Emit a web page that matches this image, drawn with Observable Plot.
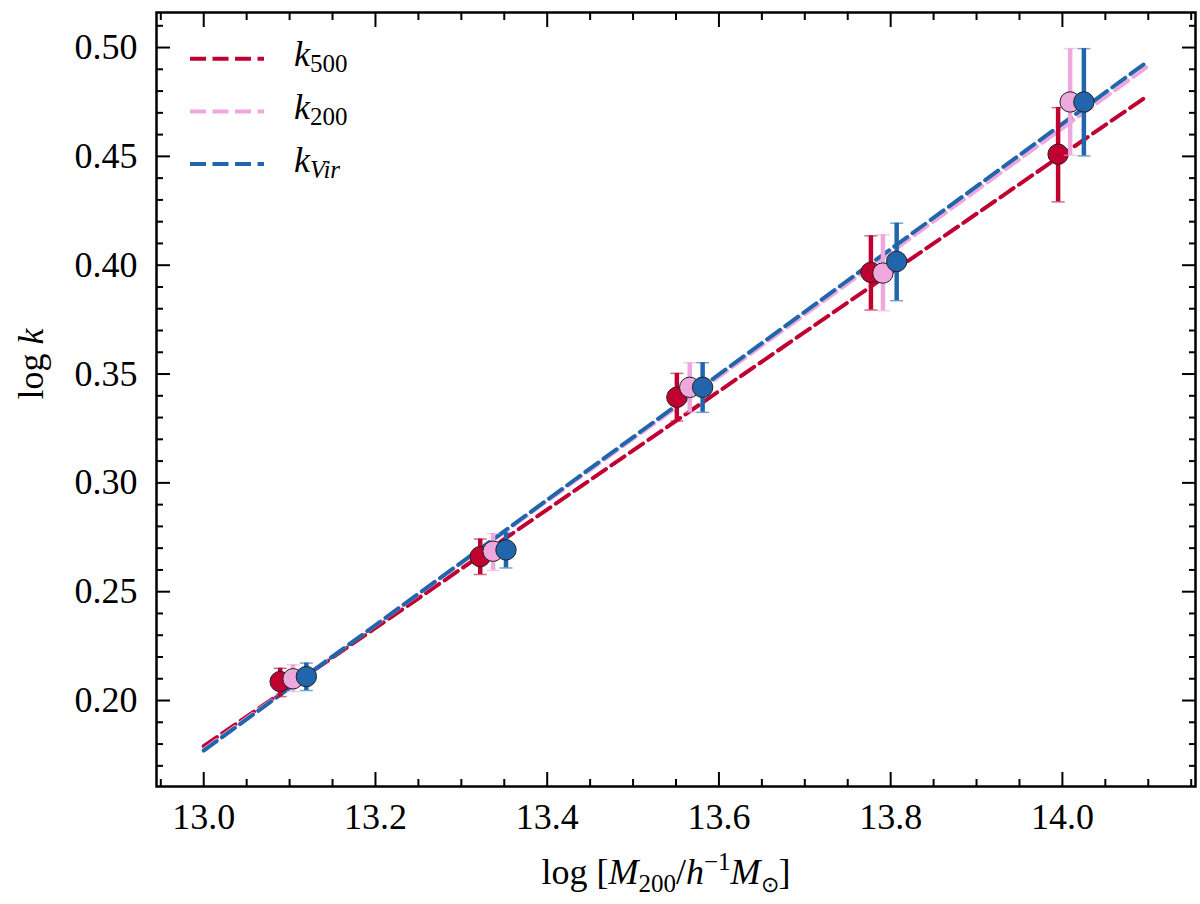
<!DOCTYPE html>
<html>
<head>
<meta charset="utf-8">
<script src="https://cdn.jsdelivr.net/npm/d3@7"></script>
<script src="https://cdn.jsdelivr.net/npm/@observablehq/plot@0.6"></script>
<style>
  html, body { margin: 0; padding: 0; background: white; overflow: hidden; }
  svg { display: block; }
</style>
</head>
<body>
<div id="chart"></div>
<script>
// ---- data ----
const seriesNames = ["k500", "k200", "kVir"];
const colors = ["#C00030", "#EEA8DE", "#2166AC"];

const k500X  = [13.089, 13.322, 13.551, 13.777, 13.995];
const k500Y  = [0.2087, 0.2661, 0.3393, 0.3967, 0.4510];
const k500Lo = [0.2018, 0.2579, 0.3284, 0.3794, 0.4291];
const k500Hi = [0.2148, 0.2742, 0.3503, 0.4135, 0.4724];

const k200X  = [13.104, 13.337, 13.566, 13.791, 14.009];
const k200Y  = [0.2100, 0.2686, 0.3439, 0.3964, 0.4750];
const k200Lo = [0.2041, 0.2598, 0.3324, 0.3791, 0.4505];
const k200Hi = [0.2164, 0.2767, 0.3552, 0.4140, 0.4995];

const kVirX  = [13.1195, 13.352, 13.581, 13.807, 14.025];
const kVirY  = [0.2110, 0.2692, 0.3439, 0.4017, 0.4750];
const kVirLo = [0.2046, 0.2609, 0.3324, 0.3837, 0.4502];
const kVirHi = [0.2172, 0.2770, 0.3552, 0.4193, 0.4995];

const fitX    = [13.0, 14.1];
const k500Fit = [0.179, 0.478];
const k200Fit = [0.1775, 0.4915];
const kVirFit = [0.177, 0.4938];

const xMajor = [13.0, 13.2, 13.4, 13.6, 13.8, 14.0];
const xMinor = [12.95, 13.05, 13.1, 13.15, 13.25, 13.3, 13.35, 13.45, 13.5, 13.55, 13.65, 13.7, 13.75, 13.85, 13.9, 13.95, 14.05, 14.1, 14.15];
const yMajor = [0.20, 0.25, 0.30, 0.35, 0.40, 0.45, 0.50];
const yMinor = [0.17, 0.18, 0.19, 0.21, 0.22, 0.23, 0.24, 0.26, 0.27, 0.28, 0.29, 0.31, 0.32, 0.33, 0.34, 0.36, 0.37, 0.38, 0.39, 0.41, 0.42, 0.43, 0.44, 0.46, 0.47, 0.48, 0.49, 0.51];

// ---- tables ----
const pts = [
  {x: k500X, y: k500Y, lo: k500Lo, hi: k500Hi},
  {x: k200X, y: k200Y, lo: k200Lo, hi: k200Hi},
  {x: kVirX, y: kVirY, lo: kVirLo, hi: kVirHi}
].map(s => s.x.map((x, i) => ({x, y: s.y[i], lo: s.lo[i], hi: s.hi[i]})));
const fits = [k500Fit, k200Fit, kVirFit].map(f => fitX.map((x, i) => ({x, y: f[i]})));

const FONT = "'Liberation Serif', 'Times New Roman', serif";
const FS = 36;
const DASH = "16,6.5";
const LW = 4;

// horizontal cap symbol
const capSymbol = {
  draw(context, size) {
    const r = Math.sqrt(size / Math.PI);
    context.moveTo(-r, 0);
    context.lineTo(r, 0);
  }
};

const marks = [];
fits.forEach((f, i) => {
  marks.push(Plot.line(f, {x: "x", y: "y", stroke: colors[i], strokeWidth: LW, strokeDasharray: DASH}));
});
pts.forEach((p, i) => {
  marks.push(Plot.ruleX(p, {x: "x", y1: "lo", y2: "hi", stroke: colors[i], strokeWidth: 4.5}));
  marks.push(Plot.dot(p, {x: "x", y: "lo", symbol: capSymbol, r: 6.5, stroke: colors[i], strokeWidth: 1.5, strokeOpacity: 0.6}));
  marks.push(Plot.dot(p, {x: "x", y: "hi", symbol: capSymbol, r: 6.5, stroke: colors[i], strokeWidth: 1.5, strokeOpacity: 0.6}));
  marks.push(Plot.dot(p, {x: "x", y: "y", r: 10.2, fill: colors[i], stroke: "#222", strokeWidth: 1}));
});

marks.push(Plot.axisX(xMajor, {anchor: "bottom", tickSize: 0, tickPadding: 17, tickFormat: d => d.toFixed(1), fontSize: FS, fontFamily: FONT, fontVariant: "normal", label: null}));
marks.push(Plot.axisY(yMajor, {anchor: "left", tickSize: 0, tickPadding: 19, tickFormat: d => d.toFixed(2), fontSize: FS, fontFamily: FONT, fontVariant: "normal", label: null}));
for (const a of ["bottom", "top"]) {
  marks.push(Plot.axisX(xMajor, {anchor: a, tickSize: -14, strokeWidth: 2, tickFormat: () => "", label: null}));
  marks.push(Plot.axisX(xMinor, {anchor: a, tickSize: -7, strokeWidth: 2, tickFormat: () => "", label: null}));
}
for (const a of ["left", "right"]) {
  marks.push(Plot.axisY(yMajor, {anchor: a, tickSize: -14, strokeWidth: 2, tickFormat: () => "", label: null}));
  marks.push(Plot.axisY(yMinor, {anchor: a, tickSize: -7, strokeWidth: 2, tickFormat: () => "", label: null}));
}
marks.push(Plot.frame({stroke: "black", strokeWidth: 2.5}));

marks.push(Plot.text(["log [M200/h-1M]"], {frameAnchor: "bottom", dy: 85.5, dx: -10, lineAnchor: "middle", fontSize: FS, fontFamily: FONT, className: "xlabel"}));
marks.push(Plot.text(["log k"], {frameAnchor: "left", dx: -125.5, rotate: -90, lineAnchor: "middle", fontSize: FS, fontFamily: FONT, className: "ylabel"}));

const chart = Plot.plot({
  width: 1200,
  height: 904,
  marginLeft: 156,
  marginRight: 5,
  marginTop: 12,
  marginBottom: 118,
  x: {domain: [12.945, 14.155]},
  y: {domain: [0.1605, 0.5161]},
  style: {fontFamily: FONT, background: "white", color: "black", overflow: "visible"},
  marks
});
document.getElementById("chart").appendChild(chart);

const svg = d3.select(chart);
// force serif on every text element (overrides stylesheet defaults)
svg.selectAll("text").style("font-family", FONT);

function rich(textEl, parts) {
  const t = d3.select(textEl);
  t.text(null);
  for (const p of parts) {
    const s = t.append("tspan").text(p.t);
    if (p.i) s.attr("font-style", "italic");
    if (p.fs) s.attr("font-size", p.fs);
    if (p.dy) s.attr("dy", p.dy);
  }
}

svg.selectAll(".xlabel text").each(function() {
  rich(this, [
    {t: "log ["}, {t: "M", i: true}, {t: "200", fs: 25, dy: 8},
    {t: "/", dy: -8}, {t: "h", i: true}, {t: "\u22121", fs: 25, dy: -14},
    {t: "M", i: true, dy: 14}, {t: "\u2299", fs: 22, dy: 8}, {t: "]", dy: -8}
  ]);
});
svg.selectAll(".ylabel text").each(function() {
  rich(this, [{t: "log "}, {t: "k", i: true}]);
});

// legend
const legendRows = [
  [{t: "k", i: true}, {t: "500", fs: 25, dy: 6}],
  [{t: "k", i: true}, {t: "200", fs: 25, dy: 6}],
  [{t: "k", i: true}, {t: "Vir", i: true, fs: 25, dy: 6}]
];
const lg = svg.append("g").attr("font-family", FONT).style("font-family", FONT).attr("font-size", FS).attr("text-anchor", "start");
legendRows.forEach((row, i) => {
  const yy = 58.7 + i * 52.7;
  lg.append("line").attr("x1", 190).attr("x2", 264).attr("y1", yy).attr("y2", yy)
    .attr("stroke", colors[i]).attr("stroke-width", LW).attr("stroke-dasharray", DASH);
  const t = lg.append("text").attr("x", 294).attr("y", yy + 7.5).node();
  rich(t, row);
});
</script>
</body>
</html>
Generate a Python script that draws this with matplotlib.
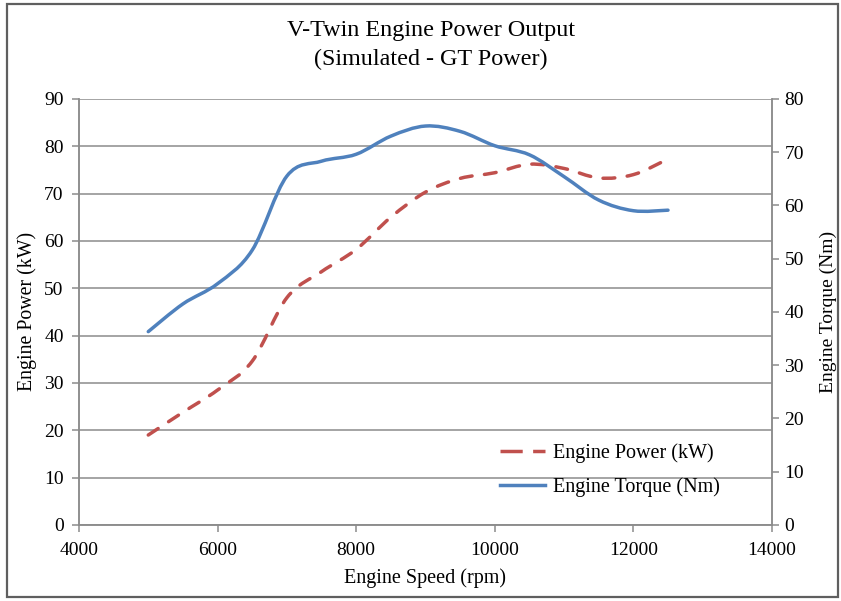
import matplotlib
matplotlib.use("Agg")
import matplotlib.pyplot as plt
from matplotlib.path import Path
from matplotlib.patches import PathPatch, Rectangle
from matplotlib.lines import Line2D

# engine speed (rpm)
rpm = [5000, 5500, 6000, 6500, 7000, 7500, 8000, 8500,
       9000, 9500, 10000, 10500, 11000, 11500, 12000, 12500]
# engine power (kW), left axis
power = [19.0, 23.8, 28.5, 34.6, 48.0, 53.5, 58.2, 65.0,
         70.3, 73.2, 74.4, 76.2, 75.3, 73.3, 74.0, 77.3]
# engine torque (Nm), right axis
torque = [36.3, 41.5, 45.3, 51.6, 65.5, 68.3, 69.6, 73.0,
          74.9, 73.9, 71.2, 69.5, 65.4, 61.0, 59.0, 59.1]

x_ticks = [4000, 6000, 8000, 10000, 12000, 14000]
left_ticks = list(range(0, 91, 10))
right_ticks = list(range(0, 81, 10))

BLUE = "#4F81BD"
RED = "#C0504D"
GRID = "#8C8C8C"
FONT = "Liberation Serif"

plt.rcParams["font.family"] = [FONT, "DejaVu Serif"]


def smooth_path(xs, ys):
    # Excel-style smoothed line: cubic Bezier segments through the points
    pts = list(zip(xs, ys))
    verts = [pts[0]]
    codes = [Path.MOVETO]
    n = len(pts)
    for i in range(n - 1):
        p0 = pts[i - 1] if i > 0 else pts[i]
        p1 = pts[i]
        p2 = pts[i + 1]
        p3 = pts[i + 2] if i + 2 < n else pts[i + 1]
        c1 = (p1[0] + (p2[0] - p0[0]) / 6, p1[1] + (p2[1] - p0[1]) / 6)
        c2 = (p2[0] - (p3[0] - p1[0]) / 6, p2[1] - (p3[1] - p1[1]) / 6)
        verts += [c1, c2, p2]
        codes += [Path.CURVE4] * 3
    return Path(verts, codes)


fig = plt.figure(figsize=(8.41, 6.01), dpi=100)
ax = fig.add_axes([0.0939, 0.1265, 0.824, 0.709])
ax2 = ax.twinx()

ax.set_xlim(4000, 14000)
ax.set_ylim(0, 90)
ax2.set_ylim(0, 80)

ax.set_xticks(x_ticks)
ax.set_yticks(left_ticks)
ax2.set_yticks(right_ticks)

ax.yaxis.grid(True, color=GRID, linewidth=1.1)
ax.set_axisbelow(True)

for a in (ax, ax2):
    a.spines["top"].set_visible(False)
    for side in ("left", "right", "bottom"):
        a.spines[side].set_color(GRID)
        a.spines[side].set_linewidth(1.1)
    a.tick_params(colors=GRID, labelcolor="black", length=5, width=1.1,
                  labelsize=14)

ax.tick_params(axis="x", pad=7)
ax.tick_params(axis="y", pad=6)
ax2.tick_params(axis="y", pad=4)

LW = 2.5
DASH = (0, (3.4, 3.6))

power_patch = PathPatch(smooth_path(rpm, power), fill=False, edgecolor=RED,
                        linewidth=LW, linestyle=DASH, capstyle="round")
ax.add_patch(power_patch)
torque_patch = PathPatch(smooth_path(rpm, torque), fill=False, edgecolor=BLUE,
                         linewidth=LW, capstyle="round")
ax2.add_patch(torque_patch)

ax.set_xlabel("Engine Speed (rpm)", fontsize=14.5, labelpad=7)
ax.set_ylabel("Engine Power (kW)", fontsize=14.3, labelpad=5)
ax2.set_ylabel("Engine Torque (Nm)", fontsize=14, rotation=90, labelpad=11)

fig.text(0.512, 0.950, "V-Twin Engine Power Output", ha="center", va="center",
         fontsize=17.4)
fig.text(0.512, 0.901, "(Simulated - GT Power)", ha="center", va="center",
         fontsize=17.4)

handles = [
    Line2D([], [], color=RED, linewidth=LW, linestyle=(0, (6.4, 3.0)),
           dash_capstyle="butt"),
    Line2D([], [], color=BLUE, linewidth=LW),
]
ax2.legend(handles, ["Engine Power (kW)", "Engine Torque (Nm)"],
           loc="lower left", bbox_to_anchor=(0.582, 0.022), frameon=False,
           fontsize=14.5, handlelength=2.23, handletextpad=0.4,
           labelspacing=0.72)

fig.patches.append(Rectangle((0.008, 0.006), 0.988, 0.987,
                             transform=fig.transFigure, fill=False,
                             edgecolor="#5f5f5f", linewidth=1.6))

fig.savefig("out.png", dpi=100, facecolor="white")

* DIRECTIONS FOR THIS TASK
Begin at the first line of the records and please reproduce every line exactly through the one containing "const kVirFit = [0.177, 0.4938];", leaving all pictures out.

* RESULT FOR THIS EXERCISE
Emit a web page that matches this image, drawn with Observable Plot.
<!DOCTYPE html>
<html>
<head>
<meta charset="utf-8">
<script src="https://cdn.jsdelivr.net/npm/d3@7"></script>
<script src="https://cdn.jsdelivr.net/npm/@observablehq/plot@0.6"></script>
<style>
  html, body { margin: 0; padding: 0; background: white; overflow: hidden; }
  svg { display: block; }
</style>
</head>
<body>
<div id="chart"></div>
<script>
// ---- data ----
const seriesNames = ["k500", "k200", "kVir"];
const colors = ["#C00030", "#EEA8DE", "#2166AC"];

const k500X  = [13.089, 13.322, 13.551, 13.777, 13.995];
const k500Y  = [0.2087, 0.2661, 0.3393, 0.3967, 0.4510];
const k500Lo = [0.2018, 0.2579, 0.3284, 0.3794, 0.4291];
const k500Hi = [0.2148, 0.2742, 0.3503, 0.4135, 0.4724];

const k200X  = [13.104, 13.337, 13.566, 13.791, 14.009];
const k200Y  = [0.2100, 0.2686, 0.3439, 0.3964, 0.4750];
const k200Lo = [0.2041, 0.2598, 0.3324, 0.3791, 0.4505];
const k200Hi = [0.2164, 0.2767, 0.3552, 0.4140, 0.4995];

const kVirX  = [13.1195, 13.352, 13.581, 13.807, 14.025];
const kVirY  = [0.2110, 0.2692, 0.3439, 0.4017, 0.4750];
const kVirLo = [0.2046, 0.2609, 0.3324, 0.3837, 0.4502];
const kVirHi = [0.2172, 0.2770, 0.3552, 0.4193, 0.4995];

const fitX    = [13.0, 14.1];
const k500Fit = [0.179, 0.478];
const k200Fit = [0.1775, 0.4915];
const kVirFit = [0.177, 0.4938];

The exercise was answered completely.